Miroslav Volf, director of the Center for Faith and Culture at Yale, says the safety and ease of worship that most Christians experience in Western nations isn't universal.

"The fact is that most Christians in the world do not live in America," Volf said. "Christianity is really a Third World religion today."

In places where Christians are a minority, Volf said, "they are powerless and suffer persecution. It's very difficult to be Christian in some Middle Eastern countries, in certain places in Africa, or to be a Christian in China."

Rahman, 41, converted to Christianity more than a decade ago, when he was living in Peshawar, Pakistan, and working for a Christian aid group helping Afghan refugees. He later lived in Germany but returned to his home country after the fall of the Taliban. While he was embroiled in a custody battle with his daughters' grandparents, a relative who knew of his conversion apparently reported him to authorities. A Bible was discovered in Rahman's home, and he was charged with apostasy, a crime under Afghanistan's Sharia law.

As Rahman sat in a maximum-security jail, demonstrators called for his execution. But he said he was a Christian and would always remain one.

Under international pressure, the Afghan Supreme Court ultimately dropped the charges against Rahman, saying he was insane and mentally unfit to stand trial. The Italian government offered him asylum, and Rahman secretly left Afghanistan.

"In Kabul, they would have killed me, I'm sure of it," Rahman said when he arrived in Italy, where officials praised him for his courage.

"There is such a contrast between what people are willing to do," said Volf, who founded the center at Yale to study how faith can affect people's daily lives -- and how it sometimes doesn't.

"Some go to church every Sunday, yet their faith doesn't seem to have much impact on the rest of their lives," Volf said. "Then there are others whose lives embody a fairly aggressive form of Christianity."

The Christian Peacemakers -- an organization sponsored by the Mennonite Church USA, the Presbyterian Peace Fellowship and Friends United Meeting -- is dedicated to pacifism and alternatives to war. It places volunteers in places of conflict like Africa, Iraq, Colombia, Haiti and the Palestinian West Bank, as well as along the border between the U.S. and Mexico. Unlike missionaries, the group does not attempt to proselytize or convert. Fox, a 54-year-old Quaker who had been in Iraq for 18 months, was the first Christian Peacemaker to be killed since the organization was founded in 1984, says Claire Evans, delegation coordinator for the group, based in Chicago.

"If soldiers are willing to put their lives on the line for violent peacemaking, we believe we are called as non-violent peacemakers to put our lives on the line for peace," says Evans, who also has spent time in Iraq.

Fox was one of four Christian Peacemakers kidnapped in November and held hostage by a group calling itself the Swords of Righteousness Brigade.
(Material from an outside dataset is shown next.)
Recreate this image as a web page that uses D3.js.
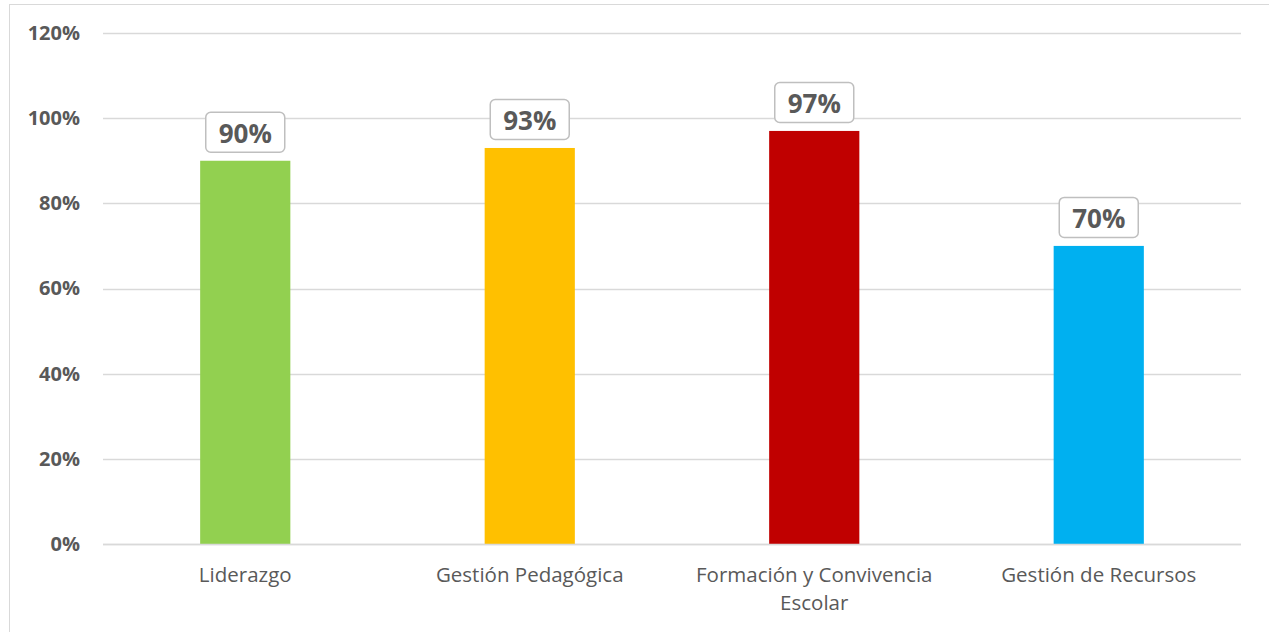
<!DOCTYPE html>
<html><head><meta charset="utf-8">
<script src="https://cdn.jsdelivr.net/npm/d3@7"></script>
<style>body{margin:0;background:#fff;} svg{display:block;}</style>
</head><body>
<svg id="c" width="1269" height="632"></svg>
<script>
const categories = ["Liderazgo", "Gestión Pedagógica", "Formación y Convivencia Escolar", "Gestión de Recursos"];
const categoryLines = [["Liderazgo"], ["Gestión Pedagógica"], ["Formación y Convivencia", "Escolar"], ["Gestión de Recursos"]];
const values = [0.90, 0.93, 0.97, 0.70];
const colors = ["#92d050", "#ffc000", "#c00000", "#00b0f0"];
const yTicks = [0, 0.2, 0.4, 0.6, 0.8, 1.0, 1.2];

const svg = d3.select("#c");
svg.append("rect").attr("x", 9.5).attr("y", 4.5).attr("width", 1262).attr("height", 640)
  .attr("fill", "#fff").attr("stroke", "#d9d9d9").attr("stroke-width", 1);

const pLeft = 103, pRight = 1241, pTop = 33, pBottom = 544;
const x = d3.scaleBand().domain(categories).range([pLeft, pRight]).paddingInner(0.683).paddingOuter(0.3415);
const y = d3.scaleLinear().domain([0, 1.2]).range([pBottom, pTop]);

// gridlines
svg.append("g").selectAll("line").data(yTicks).join("line")
  .attr("x1", pLeft).attr("x2", pRight)
  .attr("y1", d => Math.round(y(d)) + 0.5).attr("y2", d => Math.round(y(d)) + 0.5)
  .attr("stroke", "#d9d9d9").attr("stroke-width", 1.3);

// y axis labels
const yAxis = d3.axisLeft(y).tickValues(yTicks).tickFormat(d3.format(".0%")).tickSize(0).tickPadding(0);
const ya = svg.append("g").attr("transform", `translate(${80},0)`).call(yAxis);
ya.select(".domain").remove();
ya.selectAll("text").attr("font-family", "'Open Sans', sans-serif").attr("font-weight", "bold")
  .attr("font-size", 20).attr("fill", "#595959");

// bars
svg.append("g").selectAll("rect").data(values).join("rect")
  .attr("x", (d, i) => x(categories[i])).attr("width", x.bandwidth())
  .attr("y", d => y(d)).attr("height", d => y(0) - y(d))
  .attr("fill", (d, i) => colors[i]);

// axis baseline
svg.append("line").attr("x1", pLeft).attr("x2", pRight).attr("y1", pBottom + 0.5).attr("y2", pBottom + 0.5)
  .attr("stroke", "#d9d9d9").attr("stroke-width", 1.5);

// value labels
const lab = svg.append("g").selectAll("g").data(values).join("g")
  .attr("transform", (d, i) => `translate(${x(categories[i]) + x.bandwidth() / 2},${y(d) - 8})`);
lab.append("rect").attr("x", -39.5).attr("y", -40.5).attr("width", 79).attr("height", 40).attr("rx", 5)
  .attr("fill", "#fff").attr("stroke", "#bfbfbf").attr("stroke-width", 1.5);
lab.append("text").attr("text-anchor", "middle").attr("y", -10)
  .attr("font-family", "'Open Sans', sans-serif").attr("font-weight", "bold").attr("font-size", 26)
  .attr("fill", "#595959").text(d => d3.format(".0%")(d));

// category labels
const cl = svg.append("g").selectAll("text").data(categoryLines).join("text")
  .attr("x", (d, i) => x(categories[i]) + x.bandwidth() / 2).attr("y", 582)
  .attr("text-anchor", "middle").attr("font-family", "'Open Sans', sans-serif")
  .attr("font-size", 20.5).attr("fill", "#595959");
cl.selectAll("tspan").data(d => d).join("tspan")
  .attr("x", function () { return this.parentNode.getAttribute("x"); })
  .attr("dy", (d, j) => j === 0 ? 0 : 28).text(d => d);
</script>
</body></html>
He was found murdered in March, but U.S. and British forces rescued the other three -- Canadians James Loney and Harmeet Singh Sooden and 74-year-old Norman Kember of Great Britain.
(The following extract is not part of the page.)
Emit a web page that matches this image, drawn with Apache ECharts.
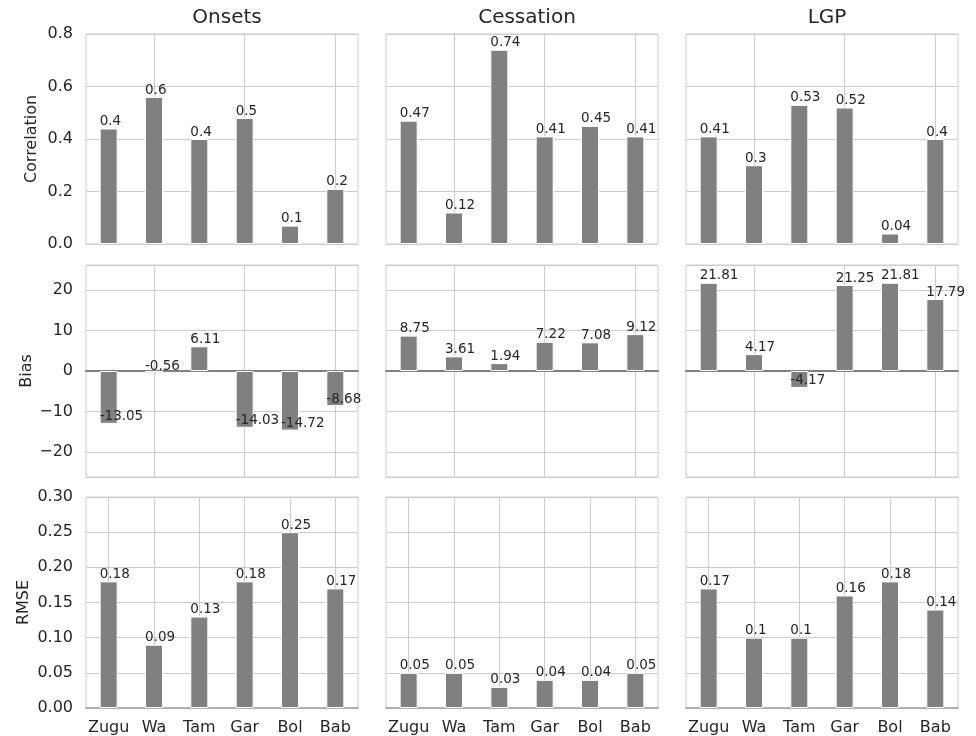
<!DOCTYPE html>
<html>
<head>
<meta charset="utf-8">
<script src="https://cdn.jsdelivr.net/npm/echarts@6/dist/echarts.min.js"></script>
<style>
html,body{margin:0;padding:0;background:#fff;}
#chart{width:976px;height:736px;}
</style>
</head>
<body>
<div id="chart"></div>
<script>
const categories = ['Zugu', 'Wa', 'Tam', 'Gar', 'Bol', 'Bab'];
const columnTitles = ['Onsets', 'Cessation', 'LGP'];
const rowNames = ['Correlation', 'Bias', 'RMSE'];

const corrOnsets = [0.44, 0.56, 0.40, 0.48, 0.07, 0.21];
const corrCessation = [0.47, 0.12, 0.74, 0.41, 0.45, 0.41];
const corrLGP = [0.41, 0.30, 0.53, 0.52, 0.04, 0.40];

const biasOnsets = [-13.05, -0.56, 6.11, -14.03, -14.72, -8.68];
const biasCessation = [8.75, 3.61, 1.94, 7.22, 7.08, 9.12];
const biasLGP = [21.81, 4.17, -4.17, 21.25, 21.81, 17.79];

const rmseOnsets = [0.18, 0.09, 0.13, 0.18, 0.25, 0.17];
const rmseCessation = [0.05, 0.05, 0.03, 0.04, 0.04, 0.05];
const rmseLGP = [0.17, 0.10, 0.10, 0.16, 0.18, 0.14];

// panel data [row][col]
const panels = [
  [corrOnsets, corrCessation, corrLGP],
  [biasOnsets, biasCessation, biasLGP],
  [rmseOnsets, rmseCessation, rmseLGP]
];
const labelDecimals = [[1, 2, 2], [2, 2, 2], [2, 2, 2]];

// layout
const colLeft = [86, 386, 686];
const colWidth = 272;
const rowTop = [34, 265, 497];
const rowHeight = [210, 212, 211];

const yCfg = [
  {min: 0, max: 0.8, interval: 0.2, fmt: v => v.toFixed(1), gap: 46},
  {min: -26.2, max: 26.2, splitNumber: 5, fmt: v => (v < 0 ? '\u2212' + Math.abs(v) : String(v)), gap: 49},
  {min: 0, max: 0.3, interval: 0.05, fmt: v => v.toFixed(2), gap: 54}
];

const textColor = '#262626';
const gridColor = '#cccccc';
const FONT = 'DejaVu Sans';

const grids = [], xAxes = [], yAxes = [], series = [], titles = [];
let idx = 0;
for (let r = 0; r < 3; r++) {
  for (let c = 0; c < 3; c++) {
    grids.push({
      left: colLeft[c], top: rowTop[r], width: colWidth, height: rowHeight[r],
      containLabel: false, outerBoundsMode: 'none',
      show: true, borderColor: gridColor, borderWidth: 1, backgroundColor: 'transparent'
    });
    let axisLine;
    if (r === 1) axisLine = {show: true, onZero: true, lineStyle: {color: '#808080', width: 2}};
    else if (r === 2) axisLine = {show: true, onZero: false, lineStyle: {color: '#b0b0b0', width: 2}};
    else axisLine = {show: false};
    xAxes.push({
      type: 'category', gridIndex: idx, data: categories, boundaryGap: true,
      axisLine: axisLine,
      axisTick: {show: false},
      axisLabel: {show: r === 2, interval: 0, color: textColor, fontFamily: FONT, fontSize: 16, margin: 12},
      splitLine: {
        show: true, alignWithLabel: true,
        interval: r === 2 ? 0 : function (i) { return i % 2 === 1; },
        lineStyle: {color: gridColor, width: 1}
      }
    });
    const yc = yCfg[r];
    const yAxis = {
      type: 'value', gridIndex: idx, min: yc.min, max: yc.max,
      name: c === 0 ? rowNames[r] : '',
      nameLocation: 'middle', nameGap: yc.gap, nameRotate: 90,
      nameTextStyle: {color: textColor, fontFamily: FONT, fontSize: 16},
      axisLine: {show: false}, axisTick: {show: false},
      axisLabel: {
        show: c === 0, color: textColor, fontFamily: FONT, fontSize: 16, margin: 13,
        showMinLabel: r !== 1, showMaxLabel: r !== 1,
        formatter: yc.fmt
      },
      splitLine: {show: true, lineStyle: {color: gridColor, width: 1}}
    };
    if (yc.interval !== undefined) yAxis.interval = yc.interval;
    if (yc.splitNumber !== undefined) yAxis.splitNumber = yc.splitNumber;
    yAxes.push(yAxis);
    const dec = labelDecimals[r][c];
    series.push({
      type: 'bar', xAxisIndex: idx, yAxisIndex: idx,
      barWidth: 18,
      itemStyle: {color: '#808080', borderColor: '#ffffff', borderWidth: 1},
      label: {
        show: true, color: textColor, fontFamily: FONT, fontSize: 13.5,
        align: 'left', verticalAlign: 'bottom',
        formatter: p => String(Number(p.value.toFixed(dec)))
      },
      data: panels[r][c].map(v => ({
        value: v,
        label: {position: v < 0 ? ['0%', '100%'] : ['0%', '0%']}
      }))
    });
    idx++;
  }
}
for (let c = 0; c < 3; c++) {
  titles.push({
    text: columnTitles[c], left: colLeft[c] + colWidth / 2, top: 3, textAlign: 'center',
    textStyle: {color: textColor, fontFamily: FONT, fontSize: 20, fontWeight: 'normal'}
  });
}

const chart = echarts.init(document.getElementById('chart'), null, {renderer: 'canvas'});
chart.setOption({
  animation: false,
  backgroundColor: '#ffffff',
  title: titles,
  grid: grids,
  xAxis: xAxes,
  yAxis: yAxes,
  series: series
});
</script>
</body>
</html>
Some of the Peacemakers' critics are war supporters who view the group's peacemaking efforts as interference, but the Peacemakers don't run from that charge. Part of their motto is "Getting in the way." In Iraq, the group's members live outside the Green Zone and work with Iraqi partners to find detained relatives and otherwise help families affected by the war.

"Tom knew he was risking his life. He was definitely someone who was willing to take that risk," Evans said. "Jesus said, 'Take up your cross, and follow me,' and when you do that, sometimes it leads to crucifixion and death."

The organization has not yet decided when another peacemaker team will be sent to Iraq, she said.

Volf, a Croatian who grew up in Yugoslavia, said he recalls meeting Christian Peacemakers during the war in Bosnia.

Years earlier, he said, he had been beaten and threatened with imprisonment because of his faith.

"I was very much a pacifist, and [Yugoslavia] had compulsory service; I was interrogated for months and threatened with years in prison.

"But the call of the Christian faith, properly understood, is to love one's enemies," he said, "to resist evil in such a way that the humanity of the other is redeemed and understanding can be established."